When Women Won 1 - CREDIT DEREK SPEIRS 'Youth for Choice' protest in support of abortion rights at the top of Grafton Street in November 1992. Derek Speirs Derek Speirs

She trawled through RTÉ video archives, finding footage spanning decades, clips of people “using that word, abortion, back when it was almost unspeakable”. 

“People who did speak out and campaign, or very bravely tell their story like Mary Holland, they were incredibly brave, but they paid a high price for it,” she said.

Mary Holland was an Irish journalist who wrote and campaigned for abortion rights. In 1983, she also wrote about her own personal experience of having an abortion. 


After the documentary’s premiere in March, it was due to screen at a number of other film festivals abroad until Covid-19 restrictions were implemented. 

After being released online on the Irish Film Institute (IFI) website recently, Rodgers said the response to the film has been “wonderful”.

ABORTION REFERENDUM POSTERS II2A2881 Posters in Dublin during the campaign up to the 2018 referendum.

She said she hopes the documentary helps to highlight this “unique” campaign, that was “women-led and grassroots”.

“It’s very much the inside story of the campaign, it doesn’t purport to tell the whole story,” she said. 

There are many organisations that worked on this, lots of different experiences, but it is very much a document of the campaign and the activists who worked on this and their story.

Rodgers added that she hopes this documentary could be helpful for campaigners abroad to see how Irish activists contributed to a “huge seismic change in Irish culture and society”. 

“It’s fantastic with something like this that other campaigners, activists from other countries can look at what happened here and maybe take something from it,” she said.

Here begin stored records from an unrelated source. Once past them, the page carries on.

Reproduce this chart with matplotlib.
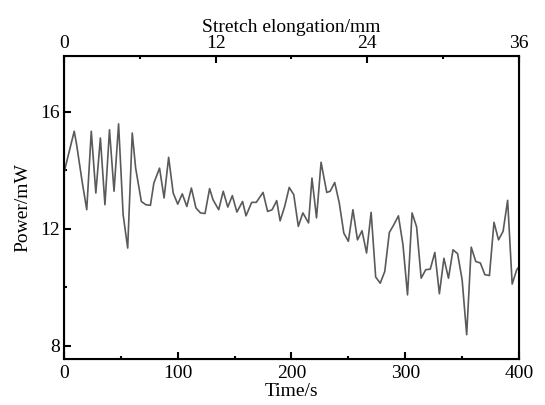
import numpy as np
import matplotlib
matplotlib.use("Agg")
import matplotlib.pyplot as plt
from matplotlib.ticker import MultipleLocator

plt.rcParams["font.family"] = ["Liberation Serif", "DejaVu Serif"]
plt.rcParams["font.size"] = 14

# time (s) and power (mW)
time_s = [0, 1, 9, 11, 16, 20, 24, 28, 32, 36, 40, 44, 48, 52, 56, 60, 63, 68, 72, 76,
          79, 84, 88, 92, 96, 100, 104, 108, 112, 116, 120, 124, 128, 131, 136, 140, 144,
          148, 152, 157, 160, 165, 169, 175, 179, 183, 187, 190, 194, 198, 202, 206, 210,
          215, 218, 222, 226, 231, 234, 238, 242, 246, 250, 254, 258, 262, 266, 270, 274,
          278, 282, 286, 290, 294, 298, 302, 306, 310, 314, 318, 322, 326, 330, 334, 338,
          342, 346, 350, 354, 358, 362, 366, 370, 374, 378, 382, 386, 390, 394, 398, 400]
power_mw = [13.9, 14.07, 15.33, 14.9, 13.6, 12.65, 15.33, 13.22, 15.10, 12.82, 15.38,
            13.28, 15.58, 12.48, 11.34, 15.27, 14.07, 12.93, 12.82, 12.80, 13.56, 14.07,
            13.05, 14.44, 13.22, 12.84, 13.19, 12.76, 13.39, 12.71, 12.54, 12.52, 13.37,
            12.99, 12.65, 13.28, 12.74, 13.13, 12.57, 12.93, 12.44, 12.90, 12.90, 13.24,
            12.59, 12.65, 12.96, 12.27, 12.76, 13.41, 13.16, 12.08, 12.54, 12.20, 13.73,
            12.37, 14.27, 13.24, 13.28, 13.58, 12.88, 11.85, 11.57, 12.65, 11.62, 11.93,
            11.17, 12.56, 10.35, 10.14, 10.54, 11.87, 12.14, 12.44, 11.45, 9.74, 12.54,
            12.06, 10.31, 10.60, 10.62, 11.19, 9.78, 10.99, 10.31, 11.28, 11.15, 10.26,
            8.38, 11.37, 10.88, 10.83, 10.43, 10.40, 12.22, 11.62, 11.91, 12.97, 10.11,
            10.60, 10.70]

fig = plt.figure(figsize=(5.45, 4.05), dpi=100)
ax = fig.add_axes([0.1174, 0.1136, 0.8349, 0.7481])
ax.plot(time_s, power_mw, color="#5a5a5a", lw=1.2)

ax.set_xlim(0, 400)
ax.set_ylim(7.55, 17.9)
ax.xaxis.set_major_locator(MultipleLocator(100))
ax.xaxis.set_minor_locator(MultipleLocator(50))
ax.yaxis.set_major_locator(MultipleLocator(4))
ax.yaxis.set_minor_locator(MultipleLocator(2))
ax.tick_params(which="both", direction="in", top=False, right=False, width=1.5)
ax.tick_params(which="major", length=5, pad=3)
ax.tick_params(axis="x", which="major", pad=4)
ax.tick_params(which="minor", length=2.5)
for s in ax.spines.values():
    s.set_linewidth(1.5)
ax.set_xlabel("Time/s", labelpad=1)
ax.set_ylabel("Power/mW", labelpad=6)

ax2 = ax.twiny()
ax2.set_xlim(0, 36)
ax2.xaxis.set_major_locator(MultipleLocator(12))
ax2.xaxis.set_minor_locator(MultipleLocator(6))
ax2.tick_params(which="both", direction="in", width=1.5)
ax2.tick_params(which="major", length=5, pad=3)
ax2.tick_params(which="minor", length=2.5)
ax2.set_xlabel("Stretch elongation/mm", labelpad=2)

fig.savefig("out.png", dpi=100)
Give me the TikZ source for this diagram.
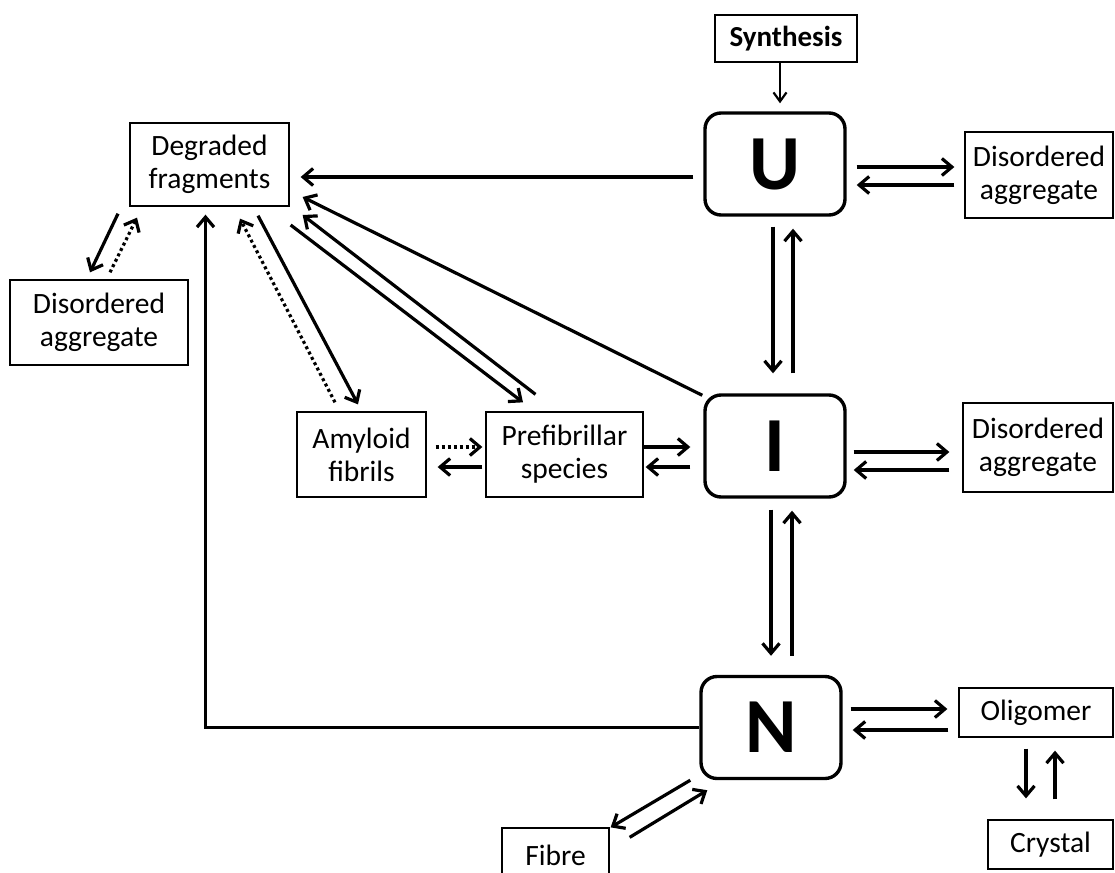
\documentclass[tikz,border=0pt]{standalone}
\usepackage{fontspec}
\setmainfont{Carlito}
\usetikzlibrary{arrows.meta,calc}
\begin{document}
\begin{tikzpicture}[x=1pt,y=-1pt,
 box/.style={draw,line width=1.3pt,inner sep=0pt,align=center,font=\fontsize{29.5}{33}\selectfont},
 state/.style={draw,line width=3.4pt,rounded corners=16pt,inner sep=0pt,minimum width=140pt,minimum height=102pt,font=\fontsize{78}{78}\selectfont\bfseries},
 arr/.style={line width=3.2pt,-{Straight Barb[length=10pt,width=17pt]}},
 dotarr/.style={arr,dash pattern=on 3pt off 3pt},
 thinarr/.style={line width=2.2pt,-{Straight Barb[length=9pt,width=13pt]}}]
\useasboundingbox (0,0) rectangle (1115,872);

\node[box,minimum width=142pt,minimum height=47pt,font=\fontsize{29}{33}\selectfont\bfseries] (syn) at (786,38.5) {Synthesis};
\node[state] (U) at (775,164) {U};
\node[state] (I) at (775,446) {I};
\node[state] (N) at (771,727.5) {N};
\node[box,minimum width=148pt,minimum height=86pt] (dtr) at (1039,175) {Disordered\\aggregate};
\node[box,minimum width=150pt,minimum height=89pt] (dmr) at (1038,447.5) {Disordered\\aggregate};
\node[box,minimum width=159pt,minimum height=83pt] (deg) at (209.5,164.5) {Degraded\\fragments};
\node[box,minimum width=178pt,minimum height=85pt] (dl) at (99,322.5) {Disordered\\aggregate};
\node[box,minimum width=129pt,minimum height=85pt] (amy) at (361.5,454.5) {Amyloid\\fibrils};
\node[box,minimum width=157pt,minimum height=85pt] (pre) at (564.5,454.5) {Prefibrillar\\species};
\node[box,minimum width=154pt,minimum height=49pt] (olig) at (1036,712.5) {Oligomer};
\node[box,minimum width=125pt,minimum height=49pt] (crys) at (1050.5,844.5) {Crystal};
\node[box,minimum width=107pt,minimum height=54pt] (fib) at (555.5,855) {Fibre};

% Synthesis -> U
\draw[thinarr] ($(syn.south)+(-6,0)$) -- ($(U.north)+(5,-8)$);
% U <-> disordered (top right)
\draw[arr] ($(U.east)+(10,3)$) -- ($(dtr.west)+(-10,-8)$);
\draw[arr] ($(dtr.west)+(-10,10)$) -- ($(U.east)+(10,21)$);
% U -> degraded
\draw[arr] ($(U.west)+(-10,13)$) -- ($(deg.east)+(11,12.5)$);
% U <-> I
\draw[arr] ($(U.south)+(-2,10)$) -- ($(I.north)+(-2,-20)$);
\draw[arr] ($(I.north)+(18,-20)$) -- ($(U.south)+(18,12)$);
% I -> degraded
\draw[arr] ($(I.north west)+(-1,2)$) -- ($(deg.east)+(13,32.5)$);
% prefibrillar <-> degraded
\draw[arr] ($(pre.north)+(-29,-17)$) -- ($(deg.east)+(13,50.5)$);
\draw[arr] ($(deg.east)+(1,60.5)$) -- ($(pre.north)+(-41.5,-9)$);
% degraded <-> amyloid
\draw[arr] ($(deg.south)+(48.5,9)$) -- ($(amy.north)+(-3.5,-7)$);
\draw[dotarr] ($(amy.north)+(-26.5,-9)$) -- ($(deg.south)+(30.5,12)$);
% degraded <-> disordered (left)
\draw[arr] ($(deg.south)+(-91.5,7)$) -- ($(dl.north)+(-9,-7)$);
\draw[dotarr] ($(dl.north)+(11,-7)$) -- ($(deg.south)+(-72.5,11)$);
% N -> degraded
\draw[arr] (N.west) -| ($(deg.south)+(-4,8)$);
% amyloid <-> prefibrillar
\draw[dotarr] ($(amy.east)+(9,-7.5)$) -- ($(pre.west)+(-3,-7.5)$);
\draw[arr] ($(pre.west)+(-3,12.5)$) -- ($(amy.east)+(11,12.5)$);
% prefibrillar <-> I
\draw[arr] ($(pre.east)+(0,-7.5)$) -- ($(I.west)+(-13,1)$);
\draw[arr] ($(I.west)+(-13,21)$) -- ($(pre.east)+(2,12.5)$);
% I <-> disordered (middle right)
\draw[arr] ($(I.east)+(7,6)$) -- ($(dmr.west)+(-13,4.5)$);
\draw[arr] ($(dmr.west)+(-13,22.5)$) -- ($(I.east)+(7,24)$);
% I <-> N
\draw[arr] ($(I.south)+(-4,11)$) -- ($(N.north)+(0,-19)$);
\draw[arr] ($(N.north)+(21,-19)$) -- ($(I.south)+(17,12)$);
% N <-> oligomer
\draw[arr] ($(N.east)+(8,-18.5)$) -- ($(olig.west)+(-11,-3.5)$);
\draw[arr] ($(olig.west)+(-10,17.5)$) -- ($(N.east)+(10,2.5)$);
% oligomer <-> crystal
\draw[arr] ($(olig.south)+(-10,11)$) -- ($(crys.north)+(-24.5,-21)$);
\draw[arr] ($(crys.north)+(4.5,-20)$) -- ($(olig.south)+(19,13)$);
% N <-> fibre
\draw[arr] ($(N.south west)+(-9,0)$) -- ($(fib.north east)+(1,0)$);
\draw[arr] ($(fib.north east)+(20,10)$) -- ($(N.south west)+(8,10)$);
\end{tikzpicture}
\end{document}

“Some laws are becoming much more authoritarian and women’s reproductive healthcare is becoming more and more limited in some places, so the fact that Ireland was seen as predominantly Catholic and conservative, the fact that we could change a law like that, is something people can really learn from.”

When Women Won is free to watch on the Irish Film Institute website until tomorrow, 7 June.